Żenująca pomyłka - wygwizdali polskiego kompozytora
Podczas jednego ze spektakli w moskiewskim Teatrze Wielkim widzowie wygwizdali siedzącego w carskiej loży polskiego kompozytora Krzysztofa Pendereckiego - poinformował portal Gazieta.ru, dodając, że Rosjanie pomylili Polaka z szefem Centralnej Komisji Wyborczej Władimirem Czurowem, któremu zarzuca się sfałszowanie wyników niedawnych wyborów parlamentarnych. Elżbieta Penderecka w rozmowie z radiem RMF FM zaprzecza. - Nikt nie krzyczał, nic nie wiem o żadnym incydencie - stwierdziła.
Do zdarzenia miało dojść podczas spektaklu "Martwe Dusze" według niedokończonej powieści Mikołaja Gogola. Przed rozpoczęciem przedstawienia na widowni rozległy się gwizdy i okrzyki: "Czurow, dlaczego handlujesz duszami". Niektóre osoby podnosząc się z krzeseł wygrażały pięściami w kierunku człowieka siedzącego w carskiej loży i porównywały go do Cziczikowa, głównego bohatera powieści Gogola, który jest oszustem podróżującym po Rosji.

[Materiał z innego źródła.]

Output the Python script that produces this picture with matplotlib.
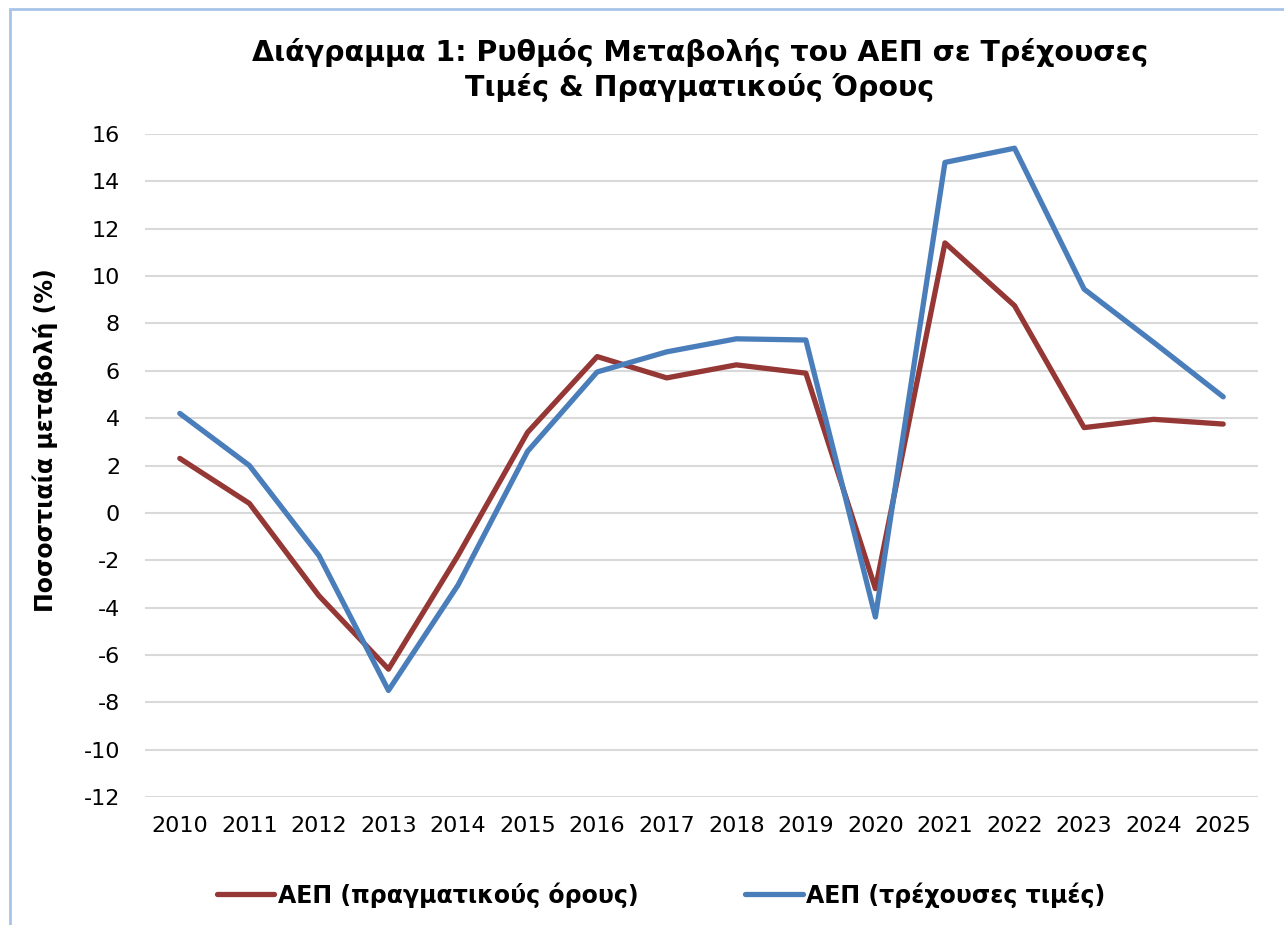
import matplotlib
matplotlib.use("Agg")
import matplotlib.pyplot as plt
from matplotlib.patches import Rectangle

years = [2010, 2011, 2012, 2013, 2014, 2015, 2016, 2017, 2018, 2019,
         2020, 2021, 2022, 2023, 2024, 2025]
real_gdp = [2.3, 0.4, -3.5, -6.6, -1.8, 3.4, 6.6, 5.7, 6.25, 5.9,
            -3.2, 11.4, 8.75, 3.6, 3.95, 3.75]
nominal_gdp = [4.2, 2.0, -1.8, -7.5, -3.05, 2.6, 5.95, 6.8, 7.35, 7.3,
               -4.4, 14.8, 15.4, 9.45, 7.2, 4.9]
yticks = list(range(-12, 17, 2))
title = "Διάγραμμα 1: Ρυθμός Μεταβολής του ΑΕΠ σε Τρέχουσες\nΤιμές & Πραγματικούς Όρους"
ylabel = "Ποσοστιαία μεταβολή (%)"
label_real = "ΑΕΠ (πραγματικούς όρους)"
label_nom = "ΑΕΠ (τρέχουσες τιμές)"

plt.rcParams['font.family'] = ['DejaVu Sans']
plt.rcParams['axes.unicode_minus'] = False

fig = plt.figure(figsize=(12.84, 9.25), dpi=100)
fig.patches.append(Rectangle((10/1284, -0.1), 1.2, 1 - 9/925 + 0.1,
                             transform=fig.transFigure, fill=False,
                             edgecolor='#A6C4E8', linewidth=2))
ax = fig.add_axes([145/1284, 1 - 797/925, (1258 - 145)/1284, (797 - 134)/925])

ax.plot(years, real_gdp, color='#953735', linewidth=3.8, label=label_real,
        solid_joinstyle='round', solid_capstyle='round', zorder=3)
ax.plot(years, nominal_gdp, color='#4A7EBB', linewidth=3.8, label=label_nom,
        solid_joinstyle='round', solid_capstyle='round', zorder=3)

ax.set_xlim(2009.5, 2025.5)
ax.set_ylim(-12, 16)
ax.set_yticks(yticks)
ax.set_xticks(years)
ax.set_xticklabels([str(y) for y in years])
ax.grid(axis='y', color='#D9D9D9', linewidth=1.5)
ax.set_axisbelow(True)
for s in ax.spines.values():
    s.set_visible(False)
ax.tick_params(axis='both', length=0, labelsize=16, colors='black')
ax.tick_params(axis='y', pad=18)
ax.tick_params(axis='x', pad=14)

ax.set_ylabel(ylabel, fontsize=17, fontweight='bold')
ax.yaxis.set_label_coords(-87/1113, (797 - 440)/663)

fig.text(700/1284, 1 - 70/925, title, ha='center', va='center',
         fontsize=20.5, fontweight='bold', linespacing=1.28)

leg = fig.legend(loc='center', bbox_to_anchor=(661/1284, 1 - 895/925), ncol=2,
                 frameon=False, prop={'size': 17, 'weight': 'bold'},
                 handlelength=2.45, columnspacing=4.5, handletextpad=0.15)

fig.savefig("out.png", dpi=100)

Przedstawiciele kierownictwa festiwalu teatralnego "Złota Maska", którzy byli organizatorami spektaklu w Teatrze Wielkim napisali na Facebooku, że "widzowie pomylili Pendereckiego z Czurowem". Ich zdaniem obaj panowie są podobni do siebie, więc z daleka pomyłka była możliwa.
- Nikt nikogo nie pomylił, to absurdalne, ja nie mam na takie informacje żadnych odpowiedzi. To nonsens - powiedziała w rozmowie z RMF FM Elżbieta Penderecka.